Regardless of when the gift funds are made available to the homebuyer, the lender must be able to determine that the gift funds ultimately were not provided from an unacceptable source and were indeed the donor's own funds. When the transfer occurs at closing, the lender remains responsible for obtaining verification that the closing agent received funds from the donor for the amount of the purported gift and that those funds came from an acceptable source. "

We will review DPA (Down payment assistant ) programs later

Monday, March 10, 2008

FHA Use a MCAW instead of a 1008

w FHA Tip Use a MCAW instead of 1008
FHA Tip Use a MCAW instead of 1008

FHA Tip of the Day: FHA does not use a 1008 "Uniform Underwriting and Transmittal Summary. They use a Mortgage Credit Analysis Worksheet -Purchase Transaction known as a MCAW (HUD 92900-PUR) or
Mortgage Credit Analysis Worksheet (HUD-92900-WS) used for Refinance transaction. I have included a copy of each along with the instructions. Notice you can find the form numbers at the bottom of the page. I am sure you will find these in your loan origination systems.

Make sure you use the correct MCAW for your transaction. The next step which is a must, make sure the MCAW is completed correctly. You will use this form to communicate with the underwriter how you are structuring your loan. The work sheet should be complete including the case number, section of the act and include CAIVRS in box 16 and the LDP/GSA which you can get in FHA connection.

Any seller paid closing cost must be listed in Box 5. This does not include money given to a DPA. A seller can pay up to 6% closing cost plus their contribution to a DPA. It the seller is paying more closing cost than the borrower has the difference will go toward reducing the sales price. The borrower would still have to bring in the required 3% down payment from their own funds. The great thing about FHA is they consider gifts as the borrowers own funds.

Box 10a must match your sales contract on form HUD (92900-PUR). Line 10 H must show at least 3% needing to come from borrowers funds.

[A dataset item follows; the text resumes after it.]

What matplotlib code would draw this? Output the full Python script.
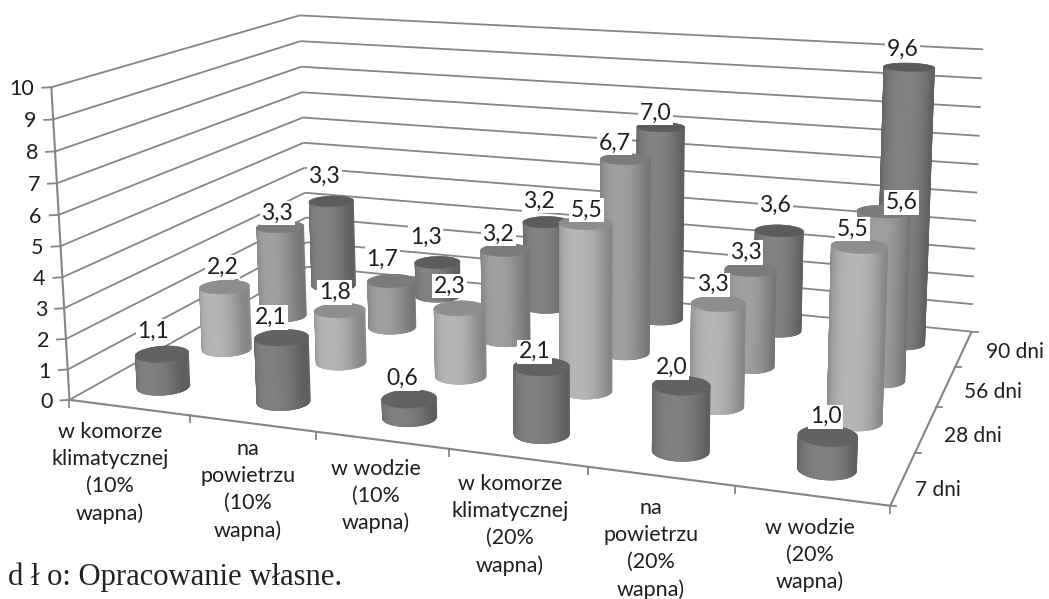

12I list all gift funds (92900-PUR)

Box 13 so often the monthly mip is not included (this is calculated by taking .50% x box 3a/12) hazard insurance, taxes and any HOA fees must be included.

When doing an FHA streamline loan box 5, 11, 12, 14, and 15 of the HUD-92900-WS will be left blank.

Refinance loans that have a MIP refund should be entered on line 10d of the HUD-92900-WS.

You will want to use your MIP streamline worksheet to determine your loan amount which we will go over on another day.

Not all Origination systems automatically calculate this MCAW correctly. Until you know you system I would double check the figures manually. This also will give you great insight on how the MCAW is used as a very helpful tool in underwriting the file.

Friday, March 7, 2008

FHA does not securitize mortgage loans. They Endorse (Insure) them.

Today's FHA Tip: FHA doe not purchase (securitize) mortgage loans. They only insure (endorse) them. A closed FHA loan must receive a Mortgage Insurance Crertificate (MIC).

The process for this goes as follows, an FHA loan must be originate, underwritten and closed and funded meeting FHA guidelines as outlined in the Handbooks, guides and mortgagee letters for a Title II lender.
When the lender closed the loan they will collect the upfront MI and submit the funds to HUD, now days this is usually done as a wire. Lenders have only 10 days to get the funds to HUD or incur a late fee. A lender may have to send the original FHA loan file (aka the case binder) to the HOC (Home Ownership Center, in our case Denver) for review many lenders are authorized to insure their own loans (this privilege is based on default rate). In both case if requirements are meet in the originating, processing, underwriting, closing and funding areas the MIC can be issued. Only at this point is the loan considered an endorsed FHA loan and the loan is officially insured. If a loan does not receive a MIC it is not considered an endorsed FHA loan regardless of how it is closed. Everyone has a problem when this happens.

When doing a refinances from an FHA loan to an FHA, before determining you can do a streamline loan or giving any MIP Refunds (we will talk about Stream line loans and MIP Refund later) make sure the loan is insured (aka endorsed). You can find this information in FHA Connection by using the old FHA case number. FHA Connection will also show if they have an up front MIP refund which can be applied towards their new upfront MIP.

If FHA receives a case binder that is incomplete the lender will receive a NOR (Notice of Return). If a lender receives an NOR they may contact the broker for help to get the problem resolved.

Why do I bring this up? 1- This will give you the heads up to always check the old case number in FHA Connection to make sure the previous loan was endorsed if your doing an FHA refinance. You may find the loan amount on the NOTE is not the loan amount that was endorsed, if a mistaken was made in calculating the original loan amount the lender may have had to pay this down and this could impact your numbers on the new loan. Unfortunately I have seen my share of FHA loans that were not endorsed or the loan amount was adjusted, even though it doesn't happen that often.

2-IF you are contacted by a Lender because they have received a NOR please give them as much help as you can to get the loan endorsed. Lenders will usually try to resolve this themselves before contacting the broker. This is in the best interest of everyone.

Keep in mind the review for endorsement its not a complete audit of the file only a cursory review in most cases.